* **GIVEN INFORMATION**:

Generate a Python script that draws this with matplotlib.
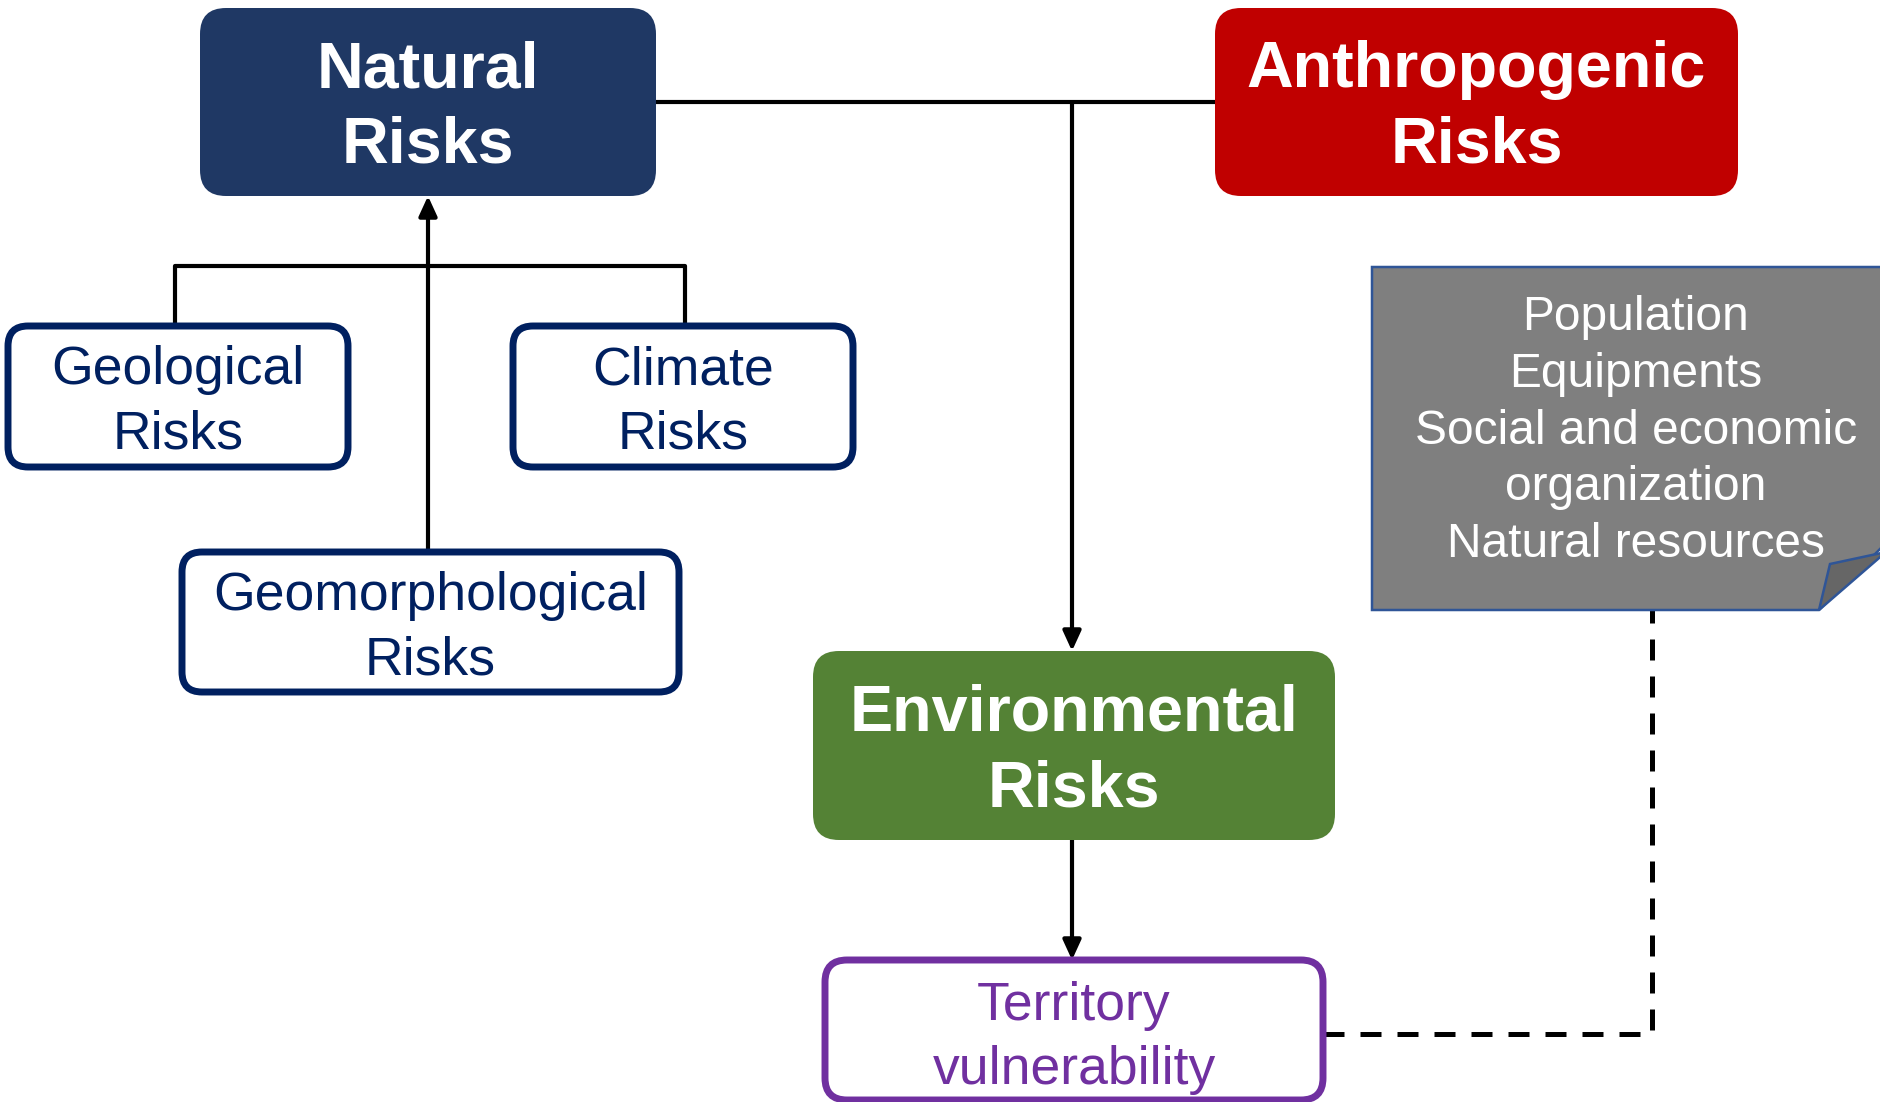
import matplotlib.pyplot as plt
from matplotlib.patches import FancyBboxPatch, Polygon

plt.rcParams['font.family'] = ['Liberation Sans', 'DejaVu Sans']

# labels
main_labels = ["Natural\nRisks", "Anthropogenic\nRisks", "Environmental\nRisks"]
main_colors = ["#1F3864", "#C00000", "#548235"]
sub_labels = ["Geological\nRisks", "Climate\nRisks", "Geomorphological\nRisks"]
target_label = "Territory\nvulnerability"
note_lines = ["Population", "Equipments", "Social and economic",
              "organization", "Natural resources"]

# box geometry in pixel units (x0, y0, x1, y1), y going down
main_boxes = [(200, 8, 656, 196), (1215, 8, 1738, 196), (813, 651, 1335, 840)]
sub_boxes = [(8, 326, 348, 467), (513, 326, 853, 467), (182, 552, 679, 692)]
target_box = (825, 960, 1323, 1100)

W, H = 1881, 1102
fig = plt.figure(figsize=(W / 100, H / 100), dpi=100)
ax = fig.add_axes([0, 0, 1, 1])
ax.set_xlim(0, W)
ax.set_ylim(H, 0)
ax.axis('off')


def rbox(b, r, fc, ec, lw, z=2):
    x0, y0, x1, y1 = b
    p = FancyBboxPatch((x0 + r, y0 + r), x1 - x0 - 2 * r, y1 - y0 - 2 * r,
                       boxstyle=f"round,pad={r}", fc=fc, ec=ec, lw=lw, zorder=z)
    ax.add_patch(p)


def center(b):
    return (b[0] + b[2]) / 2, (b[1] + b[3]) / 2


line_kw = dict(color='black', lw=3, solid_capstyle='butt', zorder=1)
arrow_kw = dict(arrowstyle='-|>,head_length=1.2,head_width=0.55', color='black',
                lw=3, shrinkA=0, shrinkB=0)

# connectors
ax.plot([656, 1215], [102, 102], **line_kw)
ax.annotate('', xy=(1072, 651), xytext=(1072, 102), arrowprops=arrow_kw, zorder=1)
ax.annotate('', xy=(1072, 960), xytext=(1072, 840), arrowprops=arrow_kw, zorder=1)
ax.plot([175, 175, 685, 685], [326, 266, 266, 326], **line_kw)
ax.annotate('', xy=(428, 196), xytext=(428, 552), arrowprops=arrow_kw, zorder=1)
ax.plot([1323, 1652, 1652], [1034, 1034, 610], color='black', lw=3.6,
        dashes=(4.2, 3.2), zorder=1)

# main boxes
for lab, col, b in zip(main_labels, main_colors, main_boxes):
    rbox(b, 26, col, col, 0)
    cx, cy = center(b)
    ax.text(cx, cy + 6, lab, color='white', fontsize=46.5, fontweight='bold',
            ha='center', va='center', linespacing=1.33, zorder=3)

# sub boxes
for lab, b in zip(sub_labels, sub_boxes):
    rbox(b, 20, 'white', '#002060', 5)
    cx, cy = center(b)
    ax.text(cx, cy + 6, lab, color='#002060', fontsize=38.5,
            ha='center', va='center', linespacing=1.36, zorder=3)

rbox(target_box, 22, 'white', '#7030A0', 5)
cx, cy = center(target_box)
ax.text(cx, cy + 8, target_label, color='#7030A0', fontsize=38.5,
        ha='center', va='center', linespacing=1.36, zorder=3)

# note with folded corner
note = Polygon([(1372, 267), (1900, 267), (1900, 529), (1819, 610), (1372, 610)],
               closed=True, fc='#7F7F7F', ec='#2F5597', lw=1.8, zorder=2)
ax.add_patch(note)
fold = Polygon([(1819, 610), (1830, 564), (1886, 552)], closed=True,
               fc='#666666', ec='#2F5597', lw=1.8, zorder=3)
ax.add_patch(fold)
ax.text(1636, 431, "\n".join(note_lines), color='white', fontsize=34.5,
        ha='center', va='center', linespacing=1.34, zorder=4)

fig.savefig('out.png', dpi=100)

* **WRITTEN TASK**: Copy nothing but the lines from the top of the data down to the line containing "plt.rcParams['font.family'] = ['Liberation", and leave the pictures out.

* **RESPONSE TO THE EXERCISE**:
Generate a Python script that draws this with matplotlib.
import matplotlib.pyplot as plt
from matplotlib.patches import FancyBboxPatch, Polygon

plt.rcParams['font.family'] = ['Liberation Sans', 'DejaVu Sans']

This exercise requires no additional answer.